Facilities, like LIGO are already both expensive and physically huge. Increasing the size by a factor of ten or a hundred is out of the question. So scientists need to look at ways to do better with what they have. And one of those ways is to try to get round that problematic quantum noise on the laser. 

That’s exactly what scientists like Professor David McClelland of the ANU Centre for Gravitational Physics are doing. “You can’t simply eliminate quantum noise in the way you can eliminate interference in electronics because it’s a fundamental property of the light. That’s just the way the universe is put together. But what you can do is use the Heisenberg uncertainty principle to decrease the quantum noise in one parameter of the light at the expense of increasing it in another. Then make your measurements using the less noisy parameter.”

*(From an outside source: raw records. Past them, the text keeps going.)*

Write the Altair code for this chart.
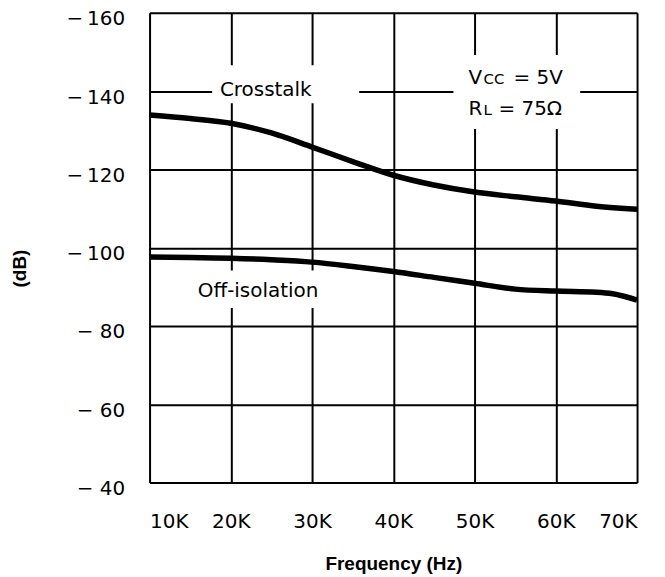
import altair as alt
import pandas as pd

# ---- data ----
freq_cross = [10000, 15000, 20000, 25000, 30000, 35000, 40000, 45000, 50000, 55000, 60000, 65000, 70000]
crosstalk_db = [-133.9, -133.0, -131.8, -129.3, -125.7, -122.0, -118.5, -116.0, -114.2, -113.0, -111.9, -110.6, -109.8]

freq_iso = [10000, 15000, 20000, 25000, 30000, 35000, 40000, 45000, 50000, 55000, 60000, 65000, 67000, 70000]
offiso_db = [-97.6, -97.5, -97.3, -96.9, -96.3, -95.2, -93.9, -92.4, -90.9, -89.4, -88.9, -88.6, -88.2, -86.6]

x_ticks = [10000, 20000, 30000, 40000, 50000, 60000, 70000]
y_ticks = [-160, -140, -120, -100, -80, -60, -40]

# annotation texts (anchor positions in data units)
ann_text = ["Crosstalk", "Off-isolation"]
ann_x = [24300, 23350]
ann_y = [-140.4, -89.0]

# Vcc / RL label pieces (left aligned, alphabetic baseline)
cond_text = ["V", "CC", "= 5V", "R", "L", "= 75Ω"]
cond_x = [49260, 51100, 54790, 49260, 51100, 52940]
cond_y = [-141.8, -141.8, -141.8, -133.8, -133.8, -133.8]
cond_size = [20, 15, 20, 20, 15, 20]

# white label backgrounds
box_x = [17700, 14500, 47400]
box_x2 = [35800, 32200, 63000]
box_y = [-146.6, -94.15, -149.2]
box_y2 = [-136.9, -84.55, -130.3]

FONT = "DejaVu Sans"
TFONT = "Liberation Sans"

curves = pd.DataFrame(
    {"f": freq_cross + freq_iso,
     "db": crosstalk_db + offiso_db,
     "series": ["Crosstalk"] * len(freq_cross) + ["Off-isolation"] * len(freq_iso)}
)
ann = pd.DataFrame({"t": ann_text, "f": ann_x, "db": ann_y})
cond = pd.DataFrame({"t": cond_text, "f": cond_x, "db": cond_y, "s": cond_size})
boxes = pd.DataFrame({"f": box_x, "f2": box_x2, "db": box_y, "db2": box_y2})

xscale = alt.Scale(domain=[10000, 70000], nice=False)
yscale = alt.Scale(domain=[-160, -40], reverse=True, nice=False)

xaxis = alt.Axis(
    values=x_ticks, title="Frequency (Hz)",
    labelExpr="datum.value / 1000 + 'K'",
    grid=True, gridColor="black", gridWidth=2, gridOpacity=1,
    domain=False, ticks=False,
    labelFont=FONT, labelFontSize=20, labelColor="black", labelPadding=29,
    labelBaseline="top",
    titleFont=TFONT, titleFontSize=19, titleFontWeight="bold", titleColor="black",
    titlePadding=23,
)
yaxis = alt.Axis(
    values=y_ticks, title="(dB)",
    labelExpr="abs(datum.value) >= 100 ? '\u2212\u2009' + abs(datum.value) : '\u2212 ' + abs(datum.value)",
    grid=True, gridColor="black", gridWidth=2, gridOpacity=1,
    domain=False, ticks=False,
    labelFont=FONT, labelFontSize=20, labelColor="black", labelPadding=25,
    labelOffset=6,
    titleFont=TFONT, titleFontSize=19, titleFontWeight="bold", titleColor="black",
    titleX=-130, titleY=256, titleAlign="center", titleBaseline="middle", titleAngle=-90,
)

base_x = alt.X("f:Q", scale=xscale, axis=xaxis)
base_y = alt.Y("db:Q", scale=yscale, axis=yaxis)

lines = alt.Chart(curves).mark_line(color="black", strokeWidth=5.5, interpolate="monotone").encode(
    x=base_x, y=base_y, detail="series:N"
)

rects = alt.Chart(boxes).mark_rect(color="white").encode(
    x=alt.X("f:Q", scale=xscale), x2="f2:Q",
    y=alt.Y("db:Q", scale=yscale), y2="db2:Q",
)

ann_marks = alt.Chart(ann).mark_text(font=FONT, fontSize=20, color="black", align="center", baseline="middle").encode(
    x=alt.X("f:Q", scale=xscale), y=alt.Y("db:Q", scale=yscale), text="t:N"
)

cond_marks = alt.Chart(cond).mark_text(font=FONT, color="black", align="left", baseline="alphabetic").encode(
    x=alt.X("f:Q", scale=xscale), y=alt.Y("db:Q", scale=yscale), text="t:N",
    size=alt.Size("s:Q", scale=None, legend=None),
)

chart = alt.layer(lines, rects, ann_marks, cond_marks).properties(
    width=489, height=471,
    autosize=alt.AutoSizeParams(type="none"),
    padding={"left": 142, "top": 4, "right": 20, "bottom": 96},
).configure_view(
    stroke="black", strokeWidth=3.5, fill="white"
).configure(background="white")

chart.save("out.html", embed_options={"renderer": "svg", "actions": False})
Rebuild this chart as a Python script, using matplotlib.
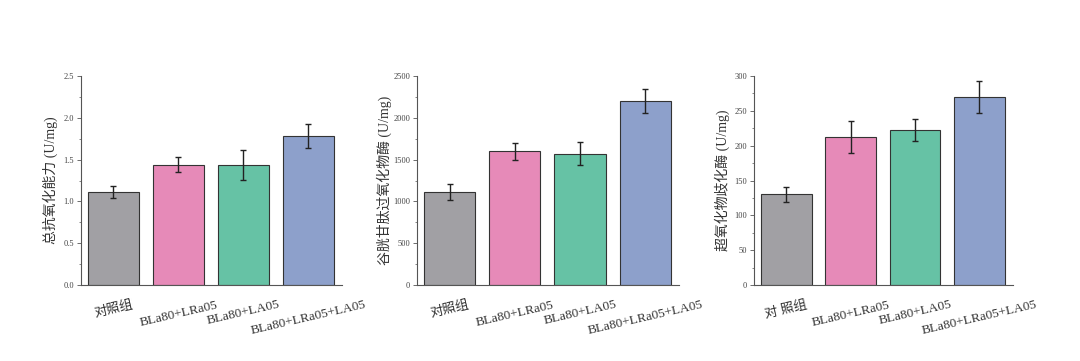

This technique is known as squeezing the light and is a speciality of the ANU group. It’s rather like trying to squash a balloon: it gets smaller in the direction you’re squeezing but expands elsewhere.

Over the past decade, Professor McClelland’s group have been building a gravity wave laboratory in which to develop the squeezed light interferometer parts. This has required the construction of huge seismically isolated tanks in which prototype instruments are isolated from vibration in the environment by 200dB. To put that into perspective, it’s like wearing earplugs that make a jet engine exhaust sound a thousand times quieter than a snowflake falling.

Having eliminated all the physical sources of vibration, the scientists are able to detect the minute buffeting of the mirrors caused quantum vacuum fluctuations. “This quantum buffeting may set a limit on the sensitivity of gravity wave interferometers at low frequencies,” Professor McClelland says, “Though we’re using squeezing technology to reduce this too.”

In optical astronomy replacing human eyes with sensitive photographic or CCD detectors enabled the same telescopes to achieve millions of times better sensitivity. Squeezed light detectors may do the same thing for our existing gravitational wave observatories.